RBI calls for fiscal architecture overhaul

By fe Bureaus

There is a need for reconciling the discrepancies between fiscal deficit and movement in debt in designing a meaningful framework on fiscal consolidation in India, according to a study by the Reserve Bank of India (RBI).

The paper, 'An Outline of Post 2009 FRBM Fiscal Architecture of the Union Government in the Medium Term', finds that the discrepancy between the two arises mainly due to factors like exclusion of off-budget liabilities and Market Stabilisation Scheme (MSS) in fiscal deficit while being part of outstanding liabilities, part of National Small Savings Fund (NSSF) being utilised by the states to finance their deficits being shown as liabilities of the central government, and financing of fiscal deficit by draw-down or build-up in cash balances. Particularly the off-budget liabilities, which arise due to securities issued to oil companies, Food Corporation of India and fertilizer companies are included in 'Other Accounts' of other liabilities, while the interest payments arising on these securities have an impact on the fiscal deficit, the issuance of these securities is excluded from the calculation of fiscal deficit, pointed out the study.

Accordingly, the paper attempts to reconcile the discrepancy and also reclassifies the expenditure components into current and investment component as against revenue and capital components in the Budget.

For the fiscal consolidation framework, interest payments (IP) to revenue receipts (RR) ratio consider the target variable, and based on budgetary identity, the study derives the tolerable level of deficit and debt under alternative assumptions of growth and interest rate. From the derived tolerable level of deficit, the components of expenditure are calibrated by making adjustments in the discretionary component.

Under alternative assumptions of growth, interest rate, revenue buoyancy and chosen ratio of targeted interest payments to revenue receipts (IP-RR), the paper generates a menu of choices on the path of fiscal consolidation during the medium term. The study provides simulated results of 54 alternative fiscal scenarios which may help in building a framework for post-2009 FRBM fiscal architecture.

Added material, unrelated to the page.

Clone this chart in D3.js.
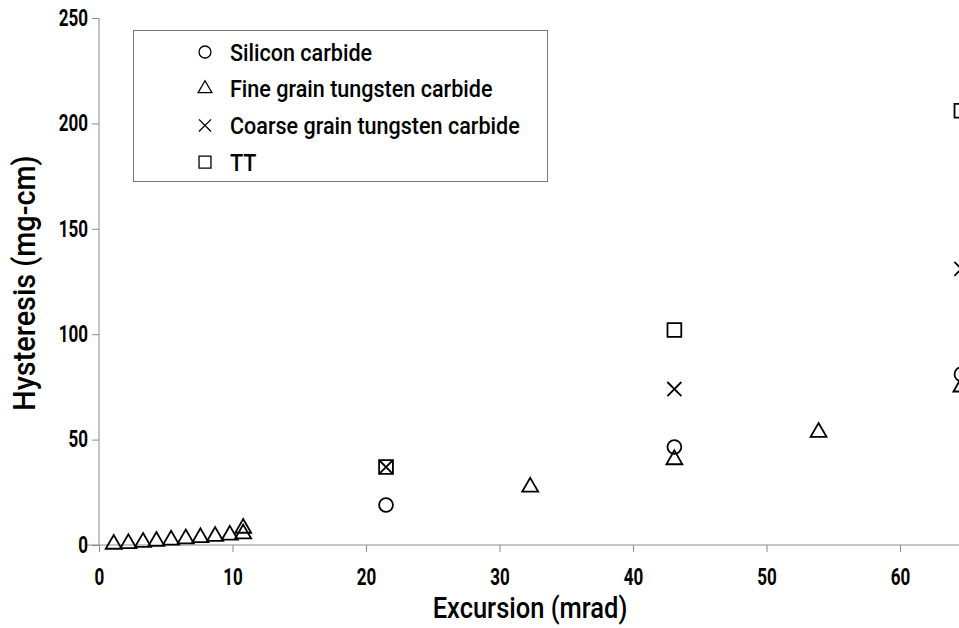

The study says with the projection of 14% nominal growth of GDP, continuance of high revenue buoyancy, softening of the interest rate by 0.1 percentage points each year and the lenient target for IP/RR of 22% by 2013-14, the government would be able to run a deficit of close to 5.5% of GDP by 2013-14 and over 6.5% in the following year even when revenue receipts to GDP stop increasing and interest rate stops declining from the level of 2013-14.

By bringing down the current deficit to zero, the entire borrowing can be deployed for investment purposes, which would be higher than the base year level of 2007-08. A stiffer targeted reduction in IP/RR, however, would thereby reduce the tolerable level of deficit and debt significantly, said the study.

It clearly says that in the post-2009 FRBM period, the medium-term fiscal architecture implied by the target of 20% IP/RR appears to be challenging but achievable under normal expectations about future.

Moreover, the architecture based on the framework suggested provides the flexibility of incorporating the countercyclical fiscal policy stance if required in future to tackle the slowdown in the growth of the economy.

The then finance minister, P Chidambaram, in his budget speech of February 29, 2008, pointed explicitly to the need for looking into the fiscal architecture in the post-FRBM period. He declared that he would ask the 13th Finance Commission to do the needful. The Commission, in turn, asked the RBI to submit the study report.